General information
- Type: Paramotor
- National origin: United States
- Manufacturer: Paramotor Inc
- Status: Production completed

= Paramotor Inc FX series =

The Paramotor Inc FX series is a family of American paramotors that was designed and produced by Paramotor Inc of Weldon Spring, Missouri for powered paragliding.

==Design and development==
The company started as an importer of the French Adventure F series of paramotors and also sold the Japanese Daiichi Kosho Beat. It then introduced its own designs, the FX series in the mid-1990s. The company currently produces military specification paramotors for sale to governments, the military and police.

The FX series was designed to comply with the US FAR 103 Ultralight Vehicles rules. All models feature a paraglider-style high-wing, single-place or two-seats-in-tandem accommodation and a single engine in pusher configuration. As is the case with all paramotors, takeoff and landing are accomplished on foot.

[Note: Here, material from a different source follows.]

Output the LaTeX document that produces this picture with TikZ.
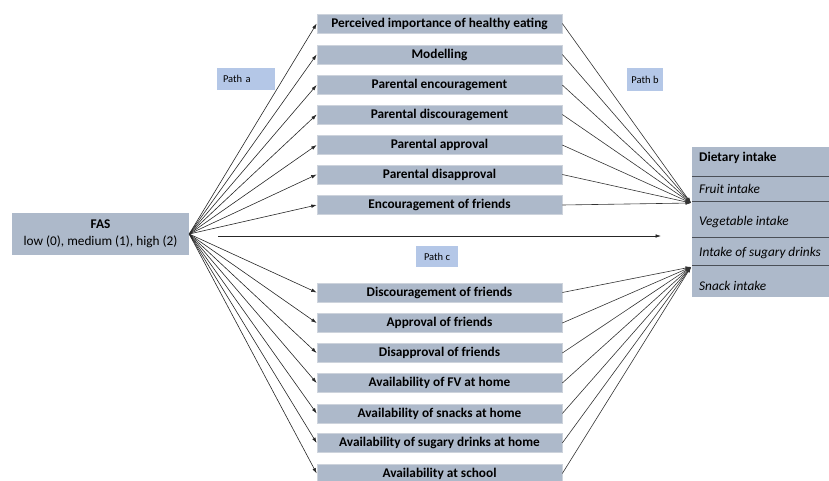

All models were delivered from the factory with a hand throttle. Options available included a reserve parachute and electric starting. The line was noted for its unusually long three year warranty.

==Variants==
- FX1
Initial model powered by a 18 hp Solo 210 two-stroke engine. Empty weight is 35 lb.
- FX2
More powerful model with a 22 hp Zenoah G-25 two-stroke engine. Empty weight is 85 lb.
- FX3
Model with a 22 hp Zenoah G-25 two-stroke engine.
- FX4
Model with a 22 hp Zenoah G-25 two-stroke engine.
- FX5
Model with a 27.5 hp Zanzottera MZ 34 two-stroke engine.